## START
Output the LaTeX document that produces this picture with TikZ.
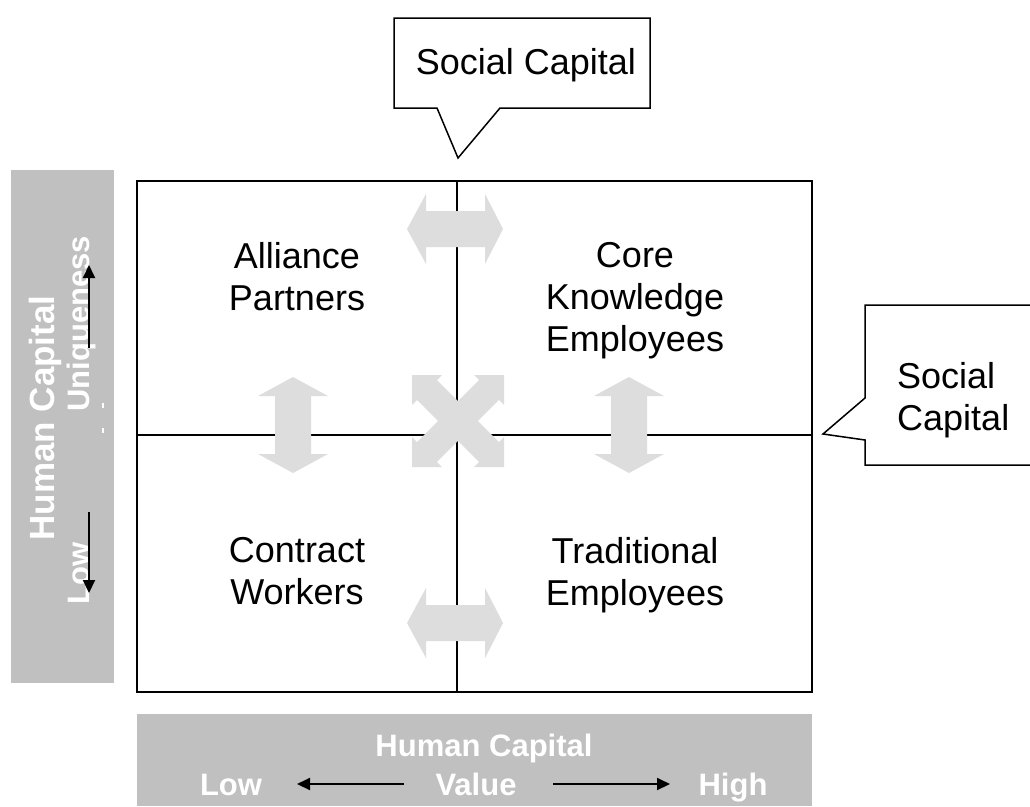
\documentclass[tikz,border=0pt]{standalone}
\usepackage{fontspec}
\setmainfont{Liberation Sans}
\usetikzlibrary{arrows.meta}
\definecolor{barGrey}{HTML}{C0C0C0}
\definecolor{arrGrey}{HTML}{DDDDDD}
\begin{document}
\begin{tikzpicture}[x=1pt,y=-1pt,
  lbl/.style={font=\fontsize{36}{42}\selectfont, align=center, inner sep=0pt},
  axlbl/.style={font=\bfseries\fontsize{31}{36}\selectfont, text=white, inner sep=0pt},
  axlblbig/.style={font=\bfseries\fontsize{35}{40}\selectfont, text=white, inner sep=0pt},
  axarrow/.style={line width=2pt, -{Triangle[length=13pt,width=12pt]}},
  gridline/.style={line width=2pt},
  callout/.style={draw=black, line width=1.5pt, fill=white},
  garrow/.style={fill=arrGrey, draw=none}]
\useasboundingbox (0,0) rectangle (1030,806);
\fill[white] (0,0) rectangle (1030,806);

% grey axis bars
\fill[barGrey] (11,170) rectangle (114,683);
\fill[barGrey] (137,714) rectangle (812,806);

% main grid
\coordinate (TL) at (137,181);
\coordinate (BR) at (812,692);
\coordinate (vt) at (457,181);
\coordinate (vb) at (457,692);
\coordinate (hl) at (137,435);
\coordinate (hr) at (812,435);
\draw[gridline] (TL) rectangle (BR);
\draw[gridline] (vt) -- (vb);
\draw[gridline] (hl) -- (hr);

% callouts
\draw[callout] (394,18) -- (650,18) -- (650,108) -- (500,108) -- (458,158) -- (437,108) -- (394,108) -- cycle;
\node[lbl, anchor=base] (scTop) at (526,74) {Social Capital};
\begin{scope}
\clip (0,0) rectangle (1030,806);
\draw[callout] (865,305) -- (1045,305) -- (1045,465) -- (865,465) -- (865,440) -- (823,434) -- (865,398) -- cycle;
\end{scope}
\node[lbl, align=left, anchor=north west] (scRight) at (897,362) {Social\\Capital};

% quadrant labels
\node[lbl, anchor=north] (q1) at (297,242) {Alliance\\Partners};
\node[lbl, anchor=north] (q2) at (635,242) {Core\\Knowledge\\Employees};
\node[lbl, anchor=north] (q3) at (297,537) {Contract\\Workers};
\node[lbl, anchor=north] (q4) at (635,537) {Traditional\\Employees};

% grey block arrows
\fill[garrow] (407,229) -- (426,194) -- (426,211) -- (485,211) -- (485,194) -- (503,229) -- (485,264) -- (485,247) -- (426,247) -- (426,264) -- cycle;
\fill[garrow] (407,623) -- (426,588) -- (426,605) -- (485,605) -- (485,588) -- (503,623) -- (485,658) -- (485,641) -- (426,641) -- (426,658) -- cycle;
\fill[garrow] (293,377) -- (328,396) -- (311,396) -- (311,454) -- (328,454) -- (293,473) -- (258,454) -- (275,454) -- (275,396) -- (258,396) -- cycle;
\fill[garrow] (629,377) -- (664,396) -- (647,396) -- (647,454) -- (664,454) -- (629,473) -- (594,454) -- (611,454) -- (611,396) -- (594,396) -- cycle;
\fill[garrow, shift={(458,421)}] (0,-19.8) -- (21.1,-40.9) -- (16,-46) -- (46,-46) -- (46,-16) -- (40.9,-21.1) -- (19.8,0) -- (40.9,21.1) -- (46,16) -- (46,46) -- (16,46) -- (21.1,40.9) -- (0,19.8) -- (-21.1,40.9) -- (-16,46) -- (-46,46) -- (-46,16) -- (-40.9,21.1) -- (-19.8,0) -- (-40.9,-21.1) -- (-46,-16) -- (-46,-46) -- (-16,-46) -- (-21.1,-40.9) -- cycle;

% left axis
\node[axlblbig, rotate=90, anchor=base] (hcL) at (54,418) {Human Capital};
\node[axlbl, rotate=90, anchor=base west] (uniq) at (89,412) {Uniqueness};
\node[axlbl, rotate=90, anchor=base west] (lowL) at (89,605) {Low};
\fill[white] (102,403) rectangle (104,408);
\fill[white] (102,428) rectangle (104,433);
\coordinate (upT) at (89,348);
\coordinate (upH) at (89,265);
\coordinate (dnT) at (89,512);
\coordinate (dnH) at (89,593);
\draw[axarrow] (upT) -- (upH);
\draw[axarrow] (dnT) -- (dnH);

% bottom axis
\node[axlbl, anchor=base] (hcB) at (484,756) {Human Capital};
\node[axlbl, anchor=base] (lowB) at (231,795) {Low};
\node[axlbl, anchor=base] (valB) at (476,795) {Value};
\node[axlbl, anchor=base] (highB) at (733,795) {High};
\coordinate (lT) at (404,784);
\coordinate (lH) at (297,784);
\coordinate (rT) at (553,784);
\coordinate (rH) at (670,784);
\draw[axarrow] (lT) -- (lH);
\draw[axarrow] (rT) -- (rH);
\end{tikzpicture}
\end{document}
## END
## START
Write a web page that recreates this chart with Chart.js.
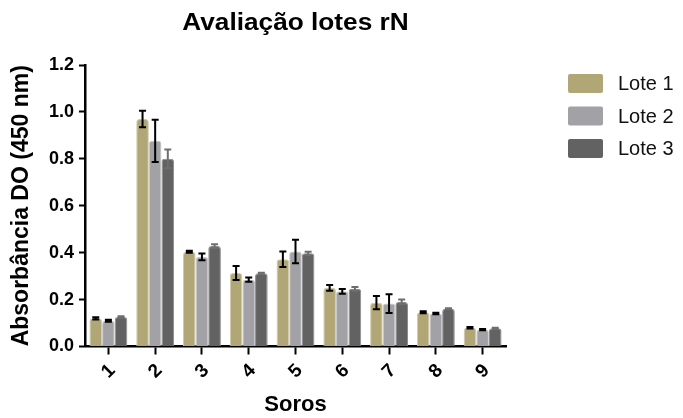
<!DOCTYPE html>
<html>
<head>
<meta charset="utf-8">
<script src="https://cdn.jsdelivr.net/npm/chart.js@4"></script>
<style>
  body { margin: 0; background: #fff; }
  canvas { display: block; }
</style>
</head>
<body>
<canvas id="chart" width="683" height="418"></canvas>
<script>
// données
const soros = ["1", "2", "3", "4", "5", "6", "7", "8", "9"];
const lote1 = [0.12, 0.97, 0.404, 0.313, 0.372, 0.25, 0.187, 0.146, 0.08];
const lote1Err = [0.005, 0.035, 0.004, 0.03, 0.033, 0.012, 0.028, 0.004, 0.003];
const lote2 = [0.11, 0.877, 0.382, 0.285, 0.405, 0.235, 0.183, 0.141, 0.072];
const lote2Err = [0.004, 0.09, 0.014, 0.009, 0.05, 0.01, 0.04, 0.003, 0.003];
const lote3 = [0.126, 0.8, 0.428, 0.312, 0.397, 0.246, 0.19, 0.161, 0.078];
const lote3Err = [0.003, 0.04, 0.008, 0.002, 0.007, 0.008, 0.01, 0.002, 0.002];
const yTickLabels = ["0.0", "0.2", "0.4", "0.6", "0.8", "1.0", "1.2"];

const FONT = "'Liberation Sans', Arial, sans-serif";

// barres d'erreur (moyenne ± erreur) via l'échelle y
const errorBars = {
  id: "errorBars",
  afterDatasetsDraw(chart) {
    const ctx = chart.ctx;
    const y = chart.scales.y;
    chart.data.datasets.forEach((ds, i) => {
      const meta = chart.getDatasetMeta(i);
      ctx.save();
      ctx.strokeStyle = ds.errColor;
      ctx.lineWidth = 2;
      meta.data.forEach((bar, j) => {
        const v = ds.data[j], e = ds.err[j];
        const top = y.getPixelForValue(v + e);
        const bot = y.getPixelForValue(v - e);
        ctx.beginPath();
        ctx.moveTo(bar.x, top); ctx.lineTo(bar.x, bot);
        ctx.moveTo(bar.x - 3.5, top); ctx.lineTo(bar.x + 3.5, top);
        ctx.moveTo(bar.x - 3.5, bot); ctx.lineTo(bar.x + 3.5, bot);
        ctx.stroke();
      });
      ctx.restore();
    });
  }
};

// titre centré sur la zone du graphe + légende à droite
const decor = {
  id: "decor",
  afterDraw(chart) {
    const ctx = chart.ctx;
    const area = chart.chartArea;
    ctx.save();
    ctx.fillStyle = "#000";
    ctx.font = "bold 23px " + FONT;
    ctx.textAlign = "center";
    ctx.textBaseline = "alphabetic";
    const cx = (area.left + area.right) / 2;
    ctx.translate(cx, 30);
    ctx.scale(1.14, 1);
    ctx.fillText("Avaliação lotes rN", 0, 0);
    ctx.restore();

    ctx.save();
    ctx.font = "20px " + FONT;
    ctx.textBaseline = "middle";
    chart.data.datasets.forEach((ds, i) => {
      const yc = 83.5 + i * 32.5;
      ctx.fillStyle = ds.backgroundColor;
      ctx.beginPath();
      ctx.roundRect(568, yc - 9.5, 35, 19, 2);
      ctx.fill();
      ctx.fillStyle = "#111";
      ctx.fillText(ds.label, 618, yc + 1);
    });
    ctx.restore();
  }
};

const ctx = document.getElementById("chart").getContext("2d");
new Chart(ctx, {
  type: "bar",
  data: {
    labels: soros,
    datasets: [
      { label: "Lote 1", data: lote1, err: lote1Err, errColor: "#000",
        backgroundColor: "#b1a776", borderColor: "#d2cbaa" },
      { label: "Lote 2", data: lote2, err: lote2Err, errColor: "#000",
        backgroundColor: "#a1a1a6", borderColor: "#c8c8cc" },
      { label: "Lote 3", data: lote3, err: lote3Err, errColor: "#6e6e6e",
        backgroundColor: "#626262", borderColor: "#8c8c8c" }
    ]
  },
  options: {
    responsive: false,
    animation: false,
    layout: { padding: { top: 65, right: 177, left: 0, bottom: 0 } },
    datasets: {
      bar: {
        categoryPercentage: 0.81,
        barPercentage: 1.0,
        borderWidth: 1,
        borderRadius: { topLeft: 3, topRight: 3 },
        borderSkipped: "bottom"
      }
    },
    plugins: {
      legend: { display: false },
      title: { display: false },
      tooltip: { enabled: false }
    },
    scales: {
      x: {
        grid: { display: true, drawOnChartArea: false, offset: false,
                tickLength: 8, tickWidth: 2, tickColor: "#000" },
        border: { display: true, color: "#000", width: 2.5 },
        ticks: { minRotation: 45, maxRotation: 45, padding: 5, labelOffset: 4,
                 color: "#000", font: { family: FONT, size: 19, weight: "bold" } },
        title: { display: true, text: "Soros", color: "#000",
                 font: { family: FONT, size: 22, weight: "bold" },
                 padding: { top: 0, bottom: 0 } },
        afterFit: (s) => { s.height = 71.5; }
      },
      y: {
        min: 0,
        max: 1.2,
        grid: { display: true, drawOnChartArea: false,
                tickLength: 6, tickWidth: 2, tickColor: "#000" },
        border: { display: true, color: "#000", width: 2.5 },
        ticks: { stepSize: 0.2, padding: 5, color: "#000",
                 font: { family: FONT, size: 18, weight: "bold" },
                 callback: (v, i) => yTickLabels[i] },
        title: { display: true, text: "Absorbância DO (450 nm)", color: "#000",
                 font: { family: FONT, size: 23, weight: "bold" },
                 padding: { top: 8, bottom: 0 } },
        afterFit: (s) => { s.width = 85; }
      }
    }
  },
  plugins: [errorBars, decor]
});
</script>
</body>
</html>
## END
◆ Goal
Your task is to reproduce only the lines from the one with "Output the LaTeX" through the one with "(137,714) rectangle (812,806);", keeping both ends. Skip every picture.

◆ Output below
Output the LaTeX document that produces this picture with TikZ.
\documentclass[tikz,border=0pt]{standalone}
\usepackage{fontspec}
\setmainfont{Liberation Sans}
\usetikzlibrary{arrows.meta}
\definecolor{barGrey}{HTML}{C0C0C0}
\definecolor{arrGrey}{HTML}{DDDDDD}
\begin{document}
\begin{tikzpicture}[x=1pt,y=-1pt,
  lbl/.style={font=\fontsize{36}{42}\selectfont, align=center, inner sep=0pt},
  axlbl/.style={font=\bfseries\fontsize{31}{36}\selectfont, text=white, inner sep=0pt},
  axlblbig/.style={font=\bfseries\fontsize{35}{40}\selectfont, text=white, inner sep=0pt},
  axarrow/.style={line width=2pt, -{Triangle[length=13pt,width=12pt]}},
  gridline/.style={line width=2pt},
  callout/.style={draw=black, line width=1.5pt, fill=white},
  garrow/.style={fill=arrGrey, draw=none}]
\useasboundingbox (0,0) rectangle (1030,806);
\fill[white] (0,0) rectangle (1030,806);

% grey axis bars
\fill[barGrey] (11,170) rectangle (114,683);
\fill[barGrey] (137,714) rectangle (812,806);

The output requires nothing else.